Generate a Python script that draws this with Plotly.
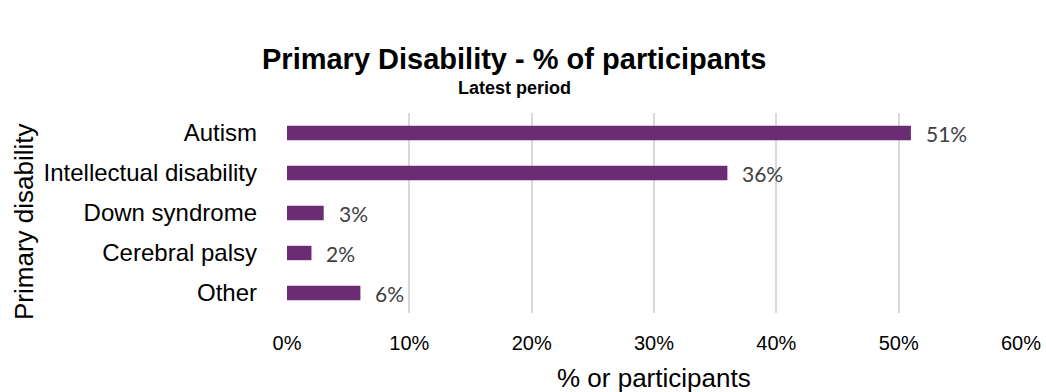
import plotly.graph_objects as go

# Share of participants by primary disability
categories = ["Autism", "Intellectual disability", "Down syndrome", "Cerebral palsy", "Other"]
shares = [51, 36, 3, 2, 6]
x_ticks = [0, 10, 20, 30, 40, 50, 60]
x_tick_labels = ["0%", "10%", "20%", "30%", "40%", "50%", "60%"]

BAR_COLOR = "#6B2C73"
W, H = 1046, 392
L, R, T, B = 287, 25, 113, 79
plot_h = H - T - B
plot_w = W - L - R
SANS = "Liberation Sans, Arial, sans-serif"


def py(pixel_y):
    """Convert a pixel row to paper y (relative to the plot area)."""
    return (H - B - pixel_y) / plot_h


def px(pixel_x):
    return (pixel_x - L) / plot_w


fig = go.Figure(
    go.Bar(
        x=shares,
        y=categories,
        orientation="h",
        marker=dict(color=BAR_COLOR, line=dict(width=0)),
        hoverinfo="skip",
    )
)

# value labels placed just past each bar end
for cat, val in zip(categories, shares):
    fig.add_annotation(
        x=val, y=cat, xref="x", yref="y",
        text=f"{val}%", showarrow=False,
        xanchor="left", yanchor="middle", xshift=13,
        font=dict(family="Lato, Open Sans, sans-serif", size=21, color="#404040"),
    )

# title and subtitle
fig.add_annotation(
    x=px(514), y=py(59), xref="paper", yref="paper",
    text="<b>Primary Disability - % of participants</b>", showarrow=False,
    xanchor="center", yanchor="middle",
    font=dict(family=SANS, size=29, color="#000000"),
)
fig.add_annotation(
    x=px(514), y=py(88), xref="paper", yref="paper",
    text="<b>Latest period</b>", showarrow=False,
    xanchor="center", yanchor="middle",
    font=dict(family=SANS, size=18, color="#000000"),
)

# axis titles
fig.add_annotation(
    x=px(24), y=py(222), xref="paper", yref="paper",
    text="Primary disability", showarrow=False, textangle=-90,
    xanchor="center", yanchor="middle",
    font=dict(family=SANS, size=26, color="#000000"),
)
fig.add_annotation(
    x=0.5, y=py(378), xref="paper", yref="paper",
    text="% or participants", showarrow=False,
    xanchor="center", yanchor="middle",
    font=dict(family=SANS, size=26, color="#000000"),
)

fig.update_layout(
    width=W, height=H,
    margin=dict(l=L, r=R, t=T, b=B, autoexpand=False),
    paper_bgcolor="white", plot_bgcolor="white",
    bargap=0.64,
    showlegend=False,
    xaxis=dict(
        range=[0, 60],
        tickvals=x_ticks, ticktext=x_tick_labels,
        showgrid=True, gridcolor="#D9D9D9", gridwidth=1.5,
        zeroline=False, showline=False, ticks="",
        ticklabelstandoff=16,
        tickfont=dict(family=SANS, size=20, color="#000000"),
        fixedrange=True,
    ),
    yaxis=dict(
        categoryorder="array", categoryarray=categories[::-1],
        showgrid=False, zeroline=False, ticks="",
        showline=False,
        ticklabelstandoff=29,
        tickfont=dict(family=SANS, size=24, color="#000000"),
        fixedrange=True,
    ),
)

fig.write_html("out.html")
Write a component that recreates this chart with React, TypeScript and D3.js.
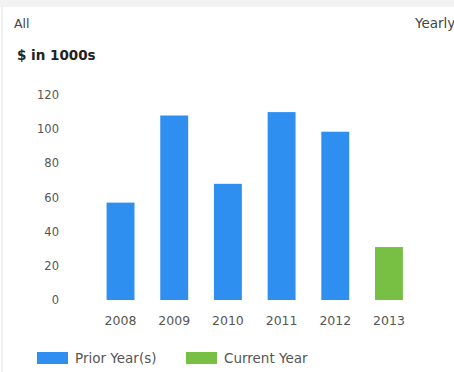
·····
◆ **What is needed**: Quote all of the entries word for word, omitting any pictures.

◆ **Answer to this task**:
Generate a Python script that draws this with Plotly.
import plotly.graph_objects as go

# Share of participants by primary disability
categories = ["Autism", "Intellectual disability", "Down syndrome", "Cerebral palsy", "Other"]
shares = [51, 36, 3, 2, 6]
x_ticks = [0, 10, 20, 30, 40, 50, 60]
x_tick_labels = ["0%", "10%", "20%", "30%", "40%", "50%", "60%"]

BAR_COLOR = "#6B2C73"
W, H = 1046, 392
L, R, T, B = 287, 25, 113, 79
plot_h = H - T - B
plot_w = W - L - R
SANS = "Liberation Sans, Arial, sans-serif"


def py(pixel_y):
    """Convert a pixel row to paper y (relative to the plot area)."""
    return (H - B - pixel_y) / plot_h


def px(pixel_x):
    return (pixel_x - L) / plot_w


fig = go.Figure(
    go.Bar(
        x=shares,
        y=categories,
        orientation="h",
        marker=dict(color=BAR_COLOR, line=dict(width=0)),
        hoverinfo="skip",
    )
)

# value labels placed just past each bar end
for cat, val in zip(categories, shares):
    fig.add_annotation(
        x=val, y=cat, xref="x", yref="y",
        text=f"{val}%", showarrow=False,
        xanchor="left", yanchor="middle", xshift=13,
        font=dict(family="Lato, Open Sans, sans-serif", size=21, color="#404040"),
    )

# title and subtitle
fig.add_annotation(
    x=px(514), y=py(59), xref="paper", yref="paper",
    text="<b>Primary Disability - % of participants</b>", showarrow=False,
    xanchor="center", yanchor="middle",
    font=dict(family=SANS, size=29, color="#000000"),
)
fig.add_annotation(
    x=px(514), y=py(88), xref="paper", yref="paper",
    text="<b>Latest period</b>", showarrow=False,
    xanchor="center", yanchor="middle",
    font=dict(family=SANS, size=18, color="#000000"),
)

# axis titles
fig.add_annotation(
    x=px(24), y=py(222), xref="paper", yref="paper",
    text="Primary disability", showarrow=False, textangle=-90,
    xanchor="center", yanchor="middle",
    font=dict(family=SANS, size=26, color="#000000"),
)
fig.add_annotation(
    x=0.5, y=py(378), xref="paper", yref="paper",
    text="% or participants", showarrow=False,
    xanchor="center", yanchor="middle",
    font=dict(family=SANS, size=26, color="#000000"),
)

fig.update_layout(
    width=W, height=H,
    margin=dict(l=L, r=R, t=T, b=B, autoexpand=False),
    paper_bgcolor="white", plot_bgcolor="white",
    bargap=0.64,
    showlegend=False,
    xaxis=dict(
        range=[0, 60],
        tickvals=x_ticks, ticktext=x_tick_labels,
        showgrid=True, gridcolor="#D9D9D9", gridwidth=1.5,
        zeroline=False, showline=False, ticks="",
        ticklabelstandoff=16,
        tickfont=dict(family=SANS, size=20, color="#000000"),
        fixedrange=True,
    ),
    yaxis=dict(
        categoryorder="array", categoryarray=categories[::-1],
        showgrid=False, zeroline=False, ticks="",
        showline=False,
        ticklabelstandoff=29,
        tickfont=dict(family=SANS, size=24, color="#000000"),
        fixedrange=True,
    ),
)

fig.write_html("out.html")
Write a component that recreates this chart with React, TypeScript and D3.js.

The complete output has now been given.